Как ловкий наперсточник, Ларс заставляет весь зал два с лишним часа любоваться на бессмысленные метания богатой семейки, не отличающейся ни от одной другой ничем, кроме некоторого набора излишеств, вроде поля для гольфа на восемнадцать лунок. (Ладно, на одну Данст успела пописать в свадебном платье, рядом с другой – потрахаться с дебиловатым коллегой. Остальные шестнадцать, и правда, ни к чему.) Все это ради одной искренней сцены в самом финале, во время которой Меланхолия полностью накрывает Землю за какие-то десять секунд. И то – единственное новое, что несет конец света в интерпретации Ларса, это ангельское спокойствие и абсолютное удовлетворение его героини пришедшим Апокалипсисом. Оказывается, это действительно выход: если нельзя стереть идиотов с лица Земли, можно постараться стереть Землю.
Два часа экранного времени ради десяти секунд в финале – это ли не надувательство? Да, конечно. Но какое красивое.
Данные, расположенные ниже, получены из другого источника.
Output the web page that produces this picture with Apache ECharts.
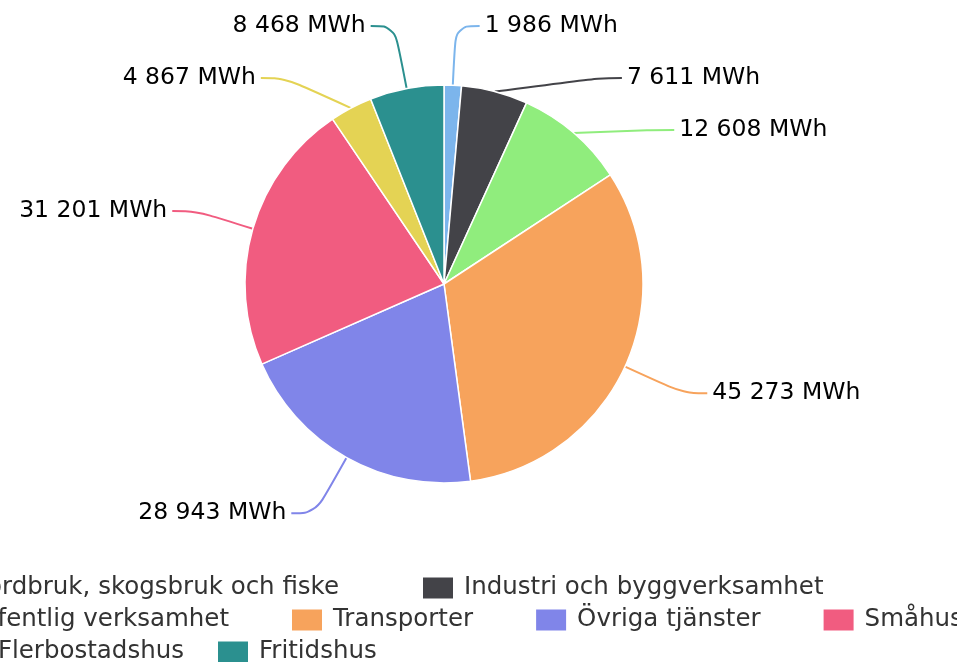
<!DOCTYPE html>
<html>
<head>
<meta charset="utf-8">
<script src="https://cdn.jsdelivr.net/npm/echarts@6/dist/echarts.min.js"></script>
<style>
html,body{margin:0;padding:0;background:#fff;}
#chart{width:957px;height:662px;}
</style>
</head>
<body>
<div id="chart"></div>
<script>
const categories = ["Jordbruk, skogsbruk och fiske", "Industri och byggverksamhet", "Offentlig verksamhet", "Transporter", "Övriga tjänster", "Småhus", "Flerbostadshus", "Fritidshus"];
const values = [1986, 7611, 12608, 45273, 28943, 31201, 4867, 8468];
const colors = ["#7cb5ec", "#434348", "#90ed7d", "#f7a35c", "#8085e9", "#f15c80", "#e4d354", "#2b908f"];
const legendRows = [
  ["Jordbruk, skogsbruk och fiske", "Industri och byggverksamhet"],
  ["Offentlig verksamhet", "Transporter", "Övriga tjänster", "Småhus"],
  ["Flerbostadshus", "Fritidshus"]
];
const unit = "MWh";

const legendFontSize = 24.5;
const cv = document.createElement('canvas').getContext('2d');
cv.font = legendFontSize + 'px "DejaVu Sans"';
function tw(s){ return cv.measureText(s).width; }

const symW = 32, symH = 23, textGap = 10;
// row config: where the first item's text should end, gap to next item, row centre y
const rowCfg = [
  {firstTextEnd: 338, gap: 82, cy: 587},
  {firstTextEnd: 228, gap: 61, cy: 619},
  {firstTextEnd: 183, gap: 32, cy: 651}
];
const legends = legendRows.map((row, i) => {
  const c = rowCfg[i];
  return {
    data: row,
    orient: 'horizontal',
    left: c.firstTextEnd - tw(row[0]) - textGap - symW,
    top: c.cy - symH / 2,
    width: 2000,
    padding: 0,
    itemGap: c.gap,
    itemWidth: symW,
    itemHeight: symH,
    icon: 'rect',
    selectedMode: false,
    textStyle: {fontFamily: 'DejaVu Sans', fontSize: legendFontSize, color: '#333333', lineHeight: symH, padding: [0, 0, 0, textGap - 5]}
  };
});

function fmt(v){ return String(v).replace(/\B(?=(\d{3})+(?!\d))/g, ' ') + ' ' + unit; }

const chart = echarts.init(document.getElementById('chart'), null, {renderer: 'canvas'});
chart.setOption({
  animation: false,
  color: colors,
  legend: legends,
  series: [{
    type: 'pie',
    center: [444, 284],
    radius: 199,
    startAngle: 90,
    clockwise: true,
    data: categories.map((n, i) => ({name: n, value: values[i]})),
    itemStyle: {borderColor: '#fff', borderWidth: 1.5},
    label: {
      show: true,
      position: 'outside',
      formatter: p => fmt(p.value),
      fontFamily: 'DejaVu Sans',
      fontSize: 23.5,
      color: '#000',
      lineHeight: 50,
      textBorderColor: '#fff',
      textBorderWidth: 2
    },
    labelLine: {show: true, length: 64, length2: 24, smooth: 0.4, lineStyle: {width: 2}},
    emphasis: {disabled: true}
  }]
});
</script>
</body>
</html>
Триеру ничего не мешало и на этот раз услышать в свой адрес слова о том, какой шедевр он снял. Но, черт подери, разве можно получать удовольствие от признания толпой идиотов, которая не в силах адекватно отреагировать даже на одну дурацкую шутку про Гитлера?
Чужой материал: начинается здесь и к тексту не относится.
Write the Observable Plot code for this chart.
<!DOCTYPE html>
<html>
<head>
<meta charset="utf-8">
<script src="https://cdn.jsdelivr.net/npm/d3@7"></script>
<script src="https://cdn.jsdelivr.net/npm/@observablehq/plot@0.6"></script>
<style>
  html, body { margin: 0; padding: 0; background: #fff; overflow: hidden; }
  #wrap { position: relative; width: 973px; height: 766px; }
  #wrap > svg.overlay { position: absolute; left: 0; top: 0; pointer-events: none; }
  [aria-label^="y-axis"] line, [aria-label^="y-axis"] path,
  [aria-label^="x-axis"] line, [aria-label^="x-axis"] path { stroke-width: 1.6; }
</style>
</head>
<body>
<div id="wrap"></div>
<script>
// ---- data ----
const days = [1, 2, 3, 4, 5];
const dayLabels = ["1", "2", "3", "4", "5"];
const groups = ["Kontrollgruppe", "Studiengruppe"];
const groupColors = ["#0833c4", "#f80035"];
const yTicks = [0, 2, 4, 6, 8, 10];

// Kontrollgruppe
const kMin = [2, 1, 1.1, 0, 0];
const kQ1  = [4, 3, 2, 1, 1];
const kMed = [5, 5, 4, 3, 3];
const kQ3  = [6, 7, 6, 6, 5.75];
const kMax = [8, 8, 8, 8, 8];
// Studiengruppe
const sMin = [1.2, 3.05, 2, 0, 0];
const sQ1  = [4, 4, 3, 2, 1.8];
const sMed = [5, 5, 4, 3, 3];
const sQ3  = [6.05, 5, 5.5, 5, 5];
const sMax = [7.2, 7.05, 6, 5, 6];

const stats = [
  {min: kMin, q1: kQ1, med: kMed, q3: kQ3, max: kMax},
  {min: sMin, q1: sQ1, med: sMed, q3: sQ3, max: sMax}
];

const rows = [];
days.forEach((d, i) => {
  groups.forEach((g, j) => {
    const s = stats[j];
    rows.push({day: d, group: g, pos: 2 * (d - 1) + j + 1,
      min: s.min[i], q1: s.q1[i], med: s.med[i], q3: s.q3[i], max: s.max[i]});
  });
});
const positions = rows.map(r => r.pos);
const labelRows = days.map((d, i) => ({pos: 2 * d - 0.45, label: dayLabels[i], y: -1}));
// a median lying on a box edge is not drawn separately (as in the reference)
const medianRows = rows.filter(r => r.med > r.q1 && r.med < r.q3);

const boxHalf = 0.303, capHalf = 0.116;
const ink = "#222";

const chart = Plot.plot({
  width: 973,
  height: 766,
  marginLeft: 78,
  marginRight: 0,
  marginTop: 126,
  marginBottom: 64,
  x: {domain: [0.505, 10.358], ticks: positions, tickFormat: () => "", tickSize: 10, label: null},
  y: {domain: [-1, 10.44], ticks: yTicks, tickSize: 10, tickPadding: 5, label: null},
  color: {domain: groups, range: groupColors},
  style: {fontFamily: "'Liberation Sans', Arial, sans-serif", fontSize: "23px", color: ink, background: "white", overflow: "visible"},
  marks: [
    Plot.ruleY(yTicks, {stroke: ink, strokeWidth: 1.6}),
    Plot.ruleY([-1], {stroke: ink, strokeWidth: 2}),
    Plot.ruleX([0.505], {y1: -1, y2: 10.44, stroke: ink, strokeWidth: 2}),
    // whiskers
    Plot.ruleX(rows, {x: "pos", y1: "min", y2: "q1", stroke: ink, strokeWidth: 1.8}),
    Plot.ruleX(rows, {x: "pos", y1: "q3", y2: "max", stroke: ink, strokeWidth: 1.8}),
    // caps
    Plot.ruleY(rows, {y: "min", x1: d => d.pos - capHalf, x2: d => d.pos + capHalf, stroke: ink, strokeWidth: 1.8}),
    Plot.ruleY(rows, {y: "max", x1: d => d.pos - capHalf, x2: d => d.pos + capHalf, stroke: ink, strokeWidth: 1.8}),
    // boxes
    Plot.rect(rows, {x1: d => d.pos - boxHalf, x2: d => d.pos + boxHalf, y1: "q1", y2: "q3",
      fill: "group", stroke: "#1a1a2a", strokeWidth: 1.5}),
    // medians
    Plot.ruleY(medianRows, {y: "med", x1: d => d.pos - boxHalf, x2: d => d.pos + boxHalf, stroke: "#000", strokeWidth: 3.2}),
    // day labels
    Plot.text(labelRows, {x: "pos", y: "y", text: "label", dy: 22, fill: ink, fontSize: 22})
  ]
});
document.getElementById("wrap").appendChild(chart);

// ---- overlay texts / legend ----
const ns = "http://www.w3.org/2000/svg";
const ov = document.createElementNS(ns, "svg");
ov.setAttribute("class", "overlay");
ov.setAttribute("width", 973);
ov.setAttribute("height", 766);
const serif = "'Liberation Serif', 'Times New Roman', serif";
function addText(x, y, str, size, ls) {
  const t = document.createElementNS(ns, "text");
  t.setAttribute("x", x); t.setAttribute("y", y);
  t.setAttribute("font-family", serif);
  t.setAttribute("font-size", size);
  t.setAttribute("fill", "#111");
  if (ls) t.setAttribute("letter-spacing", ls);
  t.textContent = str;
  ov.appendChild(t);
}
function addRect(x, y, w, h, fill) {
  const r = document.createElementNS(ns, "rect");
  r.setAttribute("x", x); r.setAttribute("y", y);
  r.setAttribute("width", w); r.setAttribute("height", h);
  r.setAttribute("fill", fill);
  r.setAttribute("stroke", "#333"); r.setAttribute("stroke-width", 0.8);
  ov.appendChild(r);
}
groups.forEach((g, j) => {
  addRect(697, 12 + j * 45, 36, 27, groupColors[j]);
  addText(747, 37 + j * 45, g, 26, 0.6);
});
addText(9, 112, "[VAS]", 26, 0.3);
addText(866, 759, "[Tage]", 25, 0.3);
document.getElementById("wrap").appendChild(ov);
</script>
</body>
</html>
Вот и Ларс, судя по всему, получает удовольствие совсем от другого. Потому с такой легкостью и согласился покинуть каннский дворец. И потому его следующий фильм наверняка будет еще более наглым и красноречивым свидетельством человеческой глупости. Отражающейся сполна в наших восторженных глазах во время просмотра, в гневных рецензиях после, в каждой букве этого текста – от начала до конца.
В мире, в котором все – ложь, властитель дум тот, кто умеет дурачить лучше остальных. Не зря же копирайтер Кирстен, прежде чем сообразить, как уничтожить Землю, сначала дослужилась в рекламном агентстве до должности пиар-директора.